Wednesday 5 January 2022

Marriage to education: Why there have been so few women in hallowed IAS

 Of 11,569 IAS officers who entered the civil services between 1951 and 2020, only 1,527 were women

Photo: Shutterstock

From 1951, when the first woman joined the Indian Administrative Service (IAS), until 2020, women have made up only 13% of all IAS officers. Of 11,569 IAS officers who entered the civil services between 1951 and 2020, only 1,527 were women, shows an IndiaSpend analysis of the Indian Administrative Service Officers Dataset compiled by the Trivedi Centre for Political Data (TCPD) at Ashoka University.

To be sure, India has come a long way from when the board that interviewed Anna Rajam George, the first woman to pass the IAS exam, actively discouraged her, asking her to consider the foreign or central services instead. George’s appointment letter even came with the condition that “in the event of marriage your service will be terminated”.

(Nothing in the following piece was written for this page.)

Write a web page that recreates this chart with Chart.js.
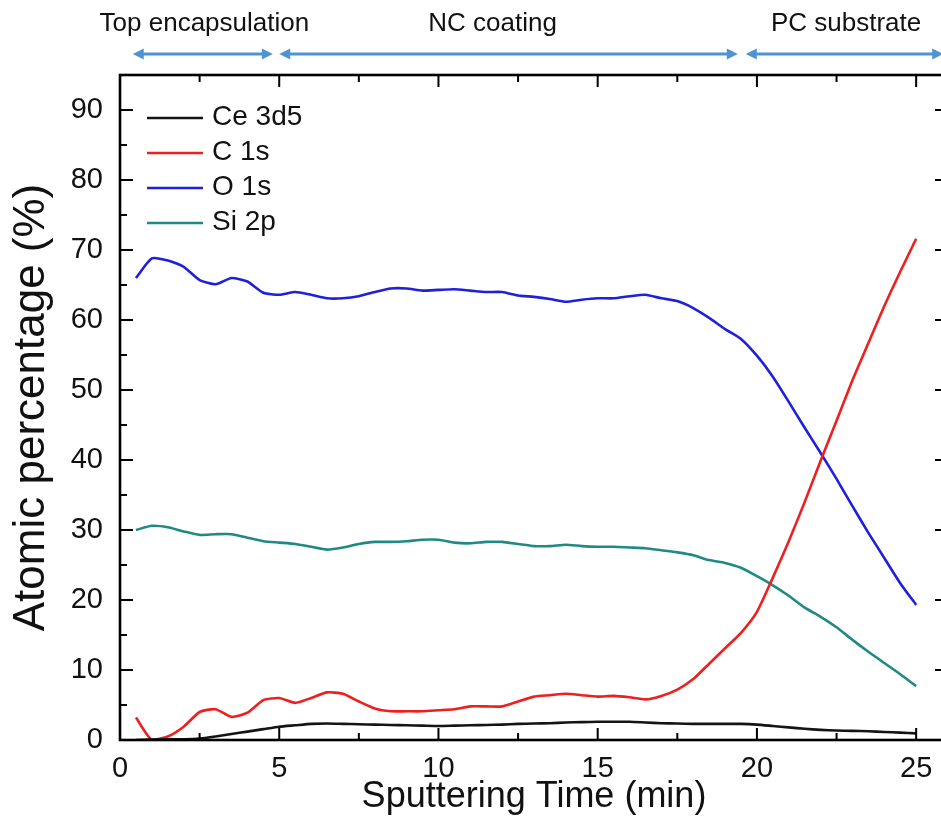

The rule was subsequently changed and she continued in service even after marriage. But progress has been slow. In 1970, women made up 9% of those entering the IAS; that proportion rose to just 31% by 2020. Currently 21% of serving IAS officers are women, show data from the National Informatics Centre. The TCPD-IAS dataset is not exhaustive for the two decades from 1951 to 1970, and so the analysis that follows uses its data from 1970 to 2020.